Het werk van juffrouw Voûte onder vaak zeer moeilijke meisjes, waarvan velen de eerste beginselen van arbeid en orde moesten worden bijgebracht, was op zich zelf al bijzonder zwaar, maar werd nog extra verzwaard door wantrouwen en afkeer van de buitenwereld, van medechristenen ook. Velen waren er die het werk onder ‘gevallen vrouwen’ voor dames van stand onfatsoenlijk achtten. Juffrouw Voûte liet zich weliswaar niet van haar roeping weerhouden, maar onder de miskenning en soms zelfs laster van alle zijden heeft zij veel geleden. Nooit zou het dochtertje van een intieme vriendin van juffrouw Voûte de tranen vergeten die zij haar had zien huilen; zij had niet geweten dat volwassen mensen zo hevig konden wenen. Eerst langzaamaan verdween deze afwijzende houding en toen in 1877 juffrouw Kruyf juffrouw Voûte opvolgde, werd de post van directrice van Steenbeek als een erepost beschouwd. Maar vele jaren lang had juffrouw Voûte hevig moeten strijden tegen het fatsoen dat haar van alle kanten had aangevallen.
Overigens was er vanaf het begin ook waardering voor het werk van juffrouw Voûte geweest. Anna van Hogendorp (1841-1915), die later samen met Hendrik Pierson een vooraanstaande rol in de prostitutiebestrijding zou spelen, herinnerde zich later nog heel goed hoe zij als zesjarig meisje op een winteravond in 1847, toen juffrouw Voûte aan de vooravond van haar nieuwe taak stond, getuige was geweest van een ernstig gesprek tussen haar moeder en juffrouw Voûte en hoe haar moeder – Marianne Cathérine van Hogendorp-van Hogendorp (1805-1878), die tot de Haagse Réveilkring behoorde en zelf veel voor de armen deed – toen tegen haar had gezegd: “Houd juffrouw Voûte in ere, zij doet een goed werk en heeft er veel voor over.” Woorden die bewaarheid werden.
Ruim 29 jaar lang is Petronella Voûte directrice van Steenbeek geweest. Bijna duizend meisjes heeft zij in deze jaren onder haar hoede gehad. Haar verlangen de mijlpaal van duizend mee te maken, werd echter niet vervuld. Begin 1877 werd zij ernstig ziek. De hartkwaal, waaraan zij al vele jaren leed, bezorgde haar steeds toenemende benauwdheden en op 18 april 1877 overleed zij. Haar graf bevindt zich aan de voet van de Vluchtheuvel, naast dat van Heldring en diens echtgenote.

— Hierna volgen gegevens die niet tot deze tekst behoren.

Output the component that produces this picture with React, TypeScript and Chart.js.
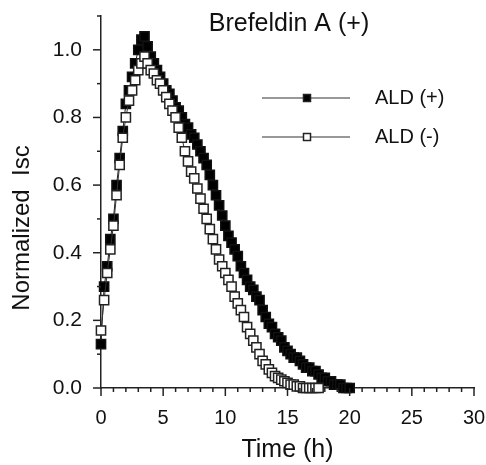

De bijna legendarisch geworden diacones Petronella Voûte, over wie zowel in geestverwante als meer seculiere geschiedschrijving met veel sympathie wordt gesproken, was de eerste in een reeks vrouwen die Steenbeek en andere Heldringgestichten met inzet van heel hun persoonlijkheid hebben gediend en hun gaven hebben gewijd aan de geestelijke en maatschappelijke redding van verlorenen en zwakken. Terecht is zij een pionierster van de inwendige zending genoemd.